Unifying Formal Explanations: A Complexity-Theoretic Perspective
Shahaf Bassan, Xuanxiang Huang, Guy Katz
TL;DR
This work presents a unified, complexity-theoretic framework for computing ML explanations by recasting diverse local/global, probabilistic/non-probabilistic, and sufficient/contrastive notions as a single minimal subset selection problem over a value function $v$. It identifies that global explanations exhibit monotonicity, submodularity, and/or supermodularity under natural distribution assumptions, enabling polynomial-time computation and provable approximation guarantees across neural networks, decision trees, and tree ensembles; in contrast, local explanations remain NP-hard even in simplified settings.
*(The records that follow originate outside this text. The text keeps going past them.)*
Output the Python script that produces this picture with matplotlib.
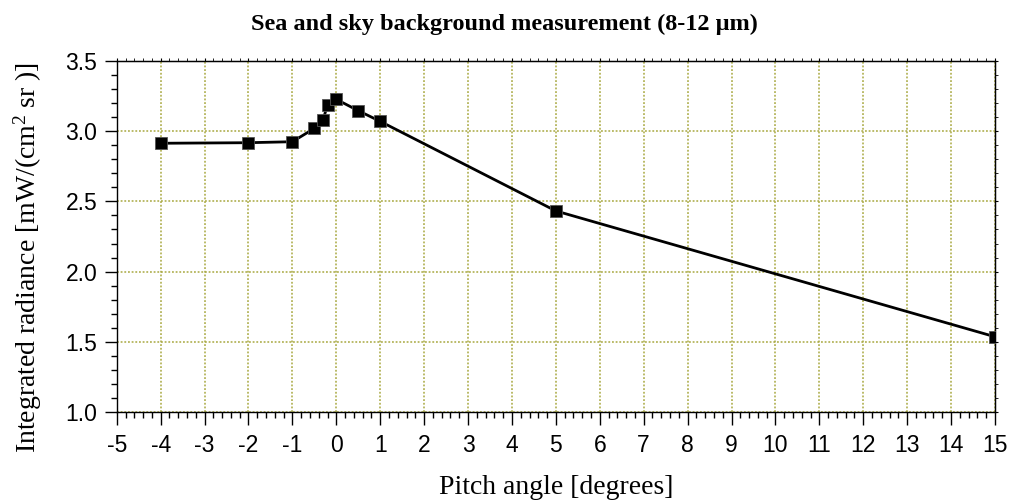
import matplotlib
matplotlib.use("Agg")
import matplotlib.pyplot as plt
from matplotlib.ticker import MultipleLocator

# pitch angle (degrees) vs integrated radiance, 8-12 um band
pitch = [-4, -2, -1, -0.5, -0.3, -0.2, 0, 0.5, 1, 5, 15]
radiance = [2.914, 2.918, 2.925, 3.02, 3.08, 3.19, 3.227, 3.146, 3.07, 2.432, 1.536]

x_ticks = list(range(-5, 16))
y_ticks = [1.0, 1.5, 2.0, 2.5, 3.0, 3.5]

plt.rcParams['mathtext.fontset'] = 'custom'
plt.rcParams['mathtext.rm'] = 'Liberation Serif'
plt.rcParams['mathtext.it'] = 'Liberation Serif'

fig = plt.figure(figsize=(10.09, 5.04), dpi=100)
ax = fig.add_axes([0.1157, 0.1825, 0.9861 - 0.1157, 0.879 - 0.1825])

ax.plot(pitch, radiance, color='black', lw=2, marker='s', markersize=8,
        markerfacecolor='black', markeredgecolor='#555555', markeredgewidth=0.6,
        zorder=3)

ax.set_xlim(-5, 15)
ax.set_ylim(1.0, 3.5)
ax.set_xticks(x_ticks)
ax.set_yticks(y_ticks)
ax.set_xticklabels([str(t) for t in x_ticks])
ax.set_yticklabels(['%.1f' % t for t in y_ticks])
ax.xaxis.set_minor_locator(MultipleLocator(0.2))
ax.yaxis.set_minor_locator(MultipleLocator(0.1))

ax.tick_params(which='major', direction='out', length=9, width=1, labelsize=16.5)
ax.tick_params(axis='x', which='major', pad=7)
ax.tick_params(axis='y', which='major', pad=5)
ax.tick_params(which='minor', direction='out', length=4.3, width=1)
for lab in ax.get_xticklabels() + ax.get_yticklabels():
    lab.set_fontfamily('Liberation Sans')

# short ticks along top and right edges
top = ax.secondary_xaxis('top')
top.xaxis.set_minor_locator(MultipleLocator(0.2))
top.set_xticks(x_ticks)
top.tick_params(which='both', direction='out', length=2, labeltop=False)
right = ax.secondary_yaxis('right')
right.yaxis.set_minor_locator(MultipleLocator(0.1))
right.set_yticks(y_ticks)
right.tick_params(which='both', direction='out', length=2.5, labelright=False)

ax.grid(True, which='major', color='#a8a840', linestyle=(0, (1.2, 1.2)), lw=1.1)
for side in ['top', 'right', 'bottom', 'left']:
    ax.spines[side].set_linewidth(1)

ax.set_xlabel('Pitch angle [degrees]', fontfamily='Liberation Serif',
              fontsize=20, labelpad=13)
ax.set_ylabel(r'Integrated radiance [mW/(cm$^{2}$ sr )]',
              fontfamily='Liberation Serif', fontsize=20)
ax.yaxis.set_label_coords(-0.083, 0.44)
fig.text(0.5, 0.952, 'Sea and sky background measurement (8-12 μm)',
         ha='center', va='center', fontfamily='Liberation Serif',
         fontweight='bold', fontsize=17.5)

fig.savefig('out.png', dpi=100)
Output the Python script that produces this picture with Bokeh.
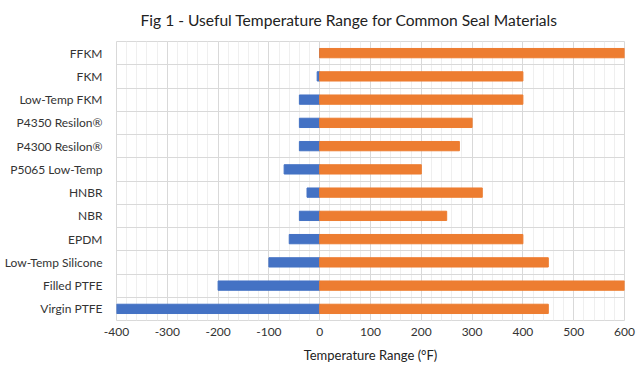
from bokeh.plotting import figure
from bokeh.models import ColumnDataSource, FixedTicker, Range1d, Title
from bokeh.embed import file_html
from bokeh.resources import INLINE

materials = ["FFKM", "FKM", "Low-Temp FKM", "P4350 Resilon®", "P4300 Resilon®",
             "P5065 Low-Temp", "HNBR", "NBR", "EPDM", "Low-Temp Silicone",
             "Filled PTFE", "Virgin PTFE"]
low_temp = [0, -5, -40, -40, -40, -70, -25, -40, -60, -100, -200, -400]
high_temp = [600, 400, 400, 300, 275, 200, 320, 250, 400, 450, 600, 450]
x_ticks = [-400, -300, -200, -100, 0, 100, 200, 300, 400, 500, 600]

n = len(materials)
ypos = [n - i - 0.5 for i in range(n)]
zeros = [0] * n
src = ColumnDataSource(dict(y=ypos, low=low_temp, high=high_temp, zero=zeros, name=materials))

FONT = "Lato"
p = figure(width=640, height=377, output_backend="svg", toolbar_location=None,
           x_range=Range1d(x_ticks[0], x_ticks[-1]), y_range=Range1d(0, n),
           min_border_left=116, min_border_right=16, min_border_top=40, min_border_bottom=57)

p.title = Title(text="Fig 1 - Useful Temperature Range for Common Seal Materials",
                align="left", text_font=FONT, text_font_size="15.6px",
                text_font_style="normal", text_color="#222222", offset=24,
                vertical_align="top")
p.title.standoff = 21

p.hbar(y="y", left="low", right="zero", height=0.4, color="#4472C4", source=src)
p.hbar(y="y", left="zero", right="high", height=0.4, color="#ED7D31", source=src)

# x axis
p.xaxis.ticker = FixedTicker(ticks=x_ticks,
                             minor_ticks=[v for v in range(x_ticks[0], x_ticks[-1] + 1, 20)])
p.xaxis.major_label_overrides = {t: str(t) for t in x_ticks}
p.xaxis.axis_label = "Temperature Range (°F)"
p.xaxis.axis_label_text_font = FONT
p.xaxis.axis_label_text_font_size = "13px"
p.xaxis.axis_label_text_font_style = "normal"
p.xaxis.axis_label_text_color = "#222222"
p.xaxis.axis_label_standoff = 8
p.xaxis.major_label_text_font = FONT
p.xaxis.major_label_text_font_size = "12px"
p.xaxis.major_label_text_color = "#333333"
p.xaxis.axis_line_color = None
p.xaxis.major_tick_line_color = None
p.xaxis.minor_tick_line_color = None
p.xaxis.major_label_standoff = 1

# y axis: labels at row centers, grid at row boundaries
p.yaxis.ticker = FixedTicker(ticks=ypos)
p.yaxis.major_label_overrides = {y: m for y, m in zip(ypos, materials)}
p.yaxis.major_label_text_font = FONT
p.yaxis.major_label_text_font_size = "12px"
p.yaxis.major_label_text_color = "#333333"
p.yaxis.axis_line_color = None
p.yaxis.major_tick_line_color = None
p.yaxis.minor_tick_line_color = None
p.yaxis.major_label_standoff = 8

p.ygrid.ticker = FixedTicker(ticks=list(range(n + 1)))
p.ygrid.grid_line_color = "#d9d9d9"
p.xgrid.grid_line_color = "#d9d9d9"
p.xgrid.minor_grid_line_color = "#efefef"

p.outline_line_color = "#d9d9d9"
p.background_fill_color = "white"
p.border_fill_color = "white"

open("out.html", "w").write(file_html(p, INLINE))
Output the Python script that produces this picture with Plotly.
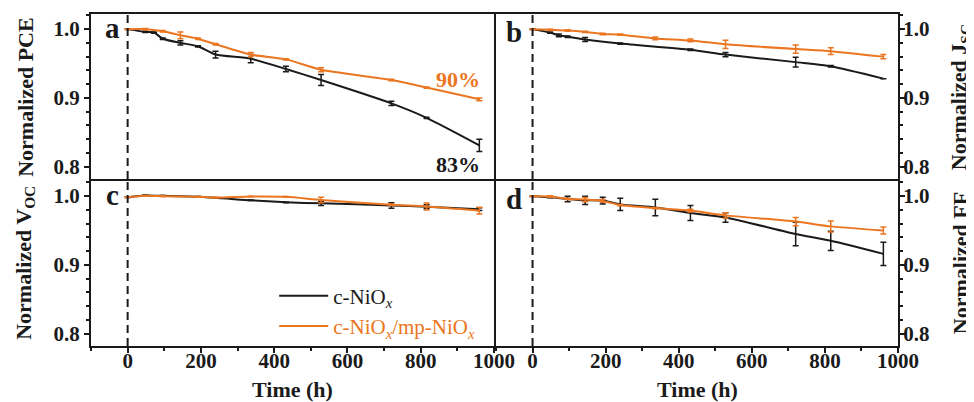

The authors introduce greedy algorithms and submodular-set-cover-inspired approaches to obtain subset-minimal and cardinally minimal explanations, with constant-factor approximations for the global case under empirical distributions and feature independence, while showing strong inapproximability for the local case. These results clarify when provable guarantees are attainable in XAI and outline practical directions for computing reliable explanations in real-world models. The findings offer a principled bridge between combinatorial optimization and formal XAI, with implications for efficient, interpretable ML in diverse domains. All results are anchored in a unified probabilistic framework and extended across decision trees, neural networks, and tree ensembles, highlighting both tractable frontiers and fundamental hardness.
Abstract
Previous work has explored the computational complexity of deriving two fundamental types of explanations for ML model predictions: (1) *sufficient reasons*, which are subsets of input features that, when fixed, determine a prediction, and (2) *contrastive reasons*, which are subsets of input features that, when modified, alter a prediction. Prior studies have examined these explanations in different contexts, such as non-probabilistic versus probabilistic frameworks and local versus global settings. In this study, we introduce a unified framework for analyzing these explanations, demonstrating that they can all be characterized through the minimization of a unified probabilistic value function. We then prove that the complexity of these computations is influenced by three key properties of the value function: (1) *monotonicity*, (2) *submodularity*, and (3) *supermodularity* - which are three fundamental properties in *combinatorial optimization*. Our findings uncover some counterintuitive results regarding the nature of these properties within the explanation settings examined. For instance, although the *local* value functions do not exhibit monotonicity or submodularity/supermodularity whatsoever, we demonstrate that the *global* value functions do possess these properties. This distinction enables us to prove a series of novel polynomial-time results for computing various explanations with provable guarantees in the global explainability setting, across a range of ML models that span the interpretability spectrum, such as neural networks, decision trees, and tree ensembles. In contrast, we show that even highly simplified versions of these explanations become NP-hard to compute in the corresponding local explainability setting.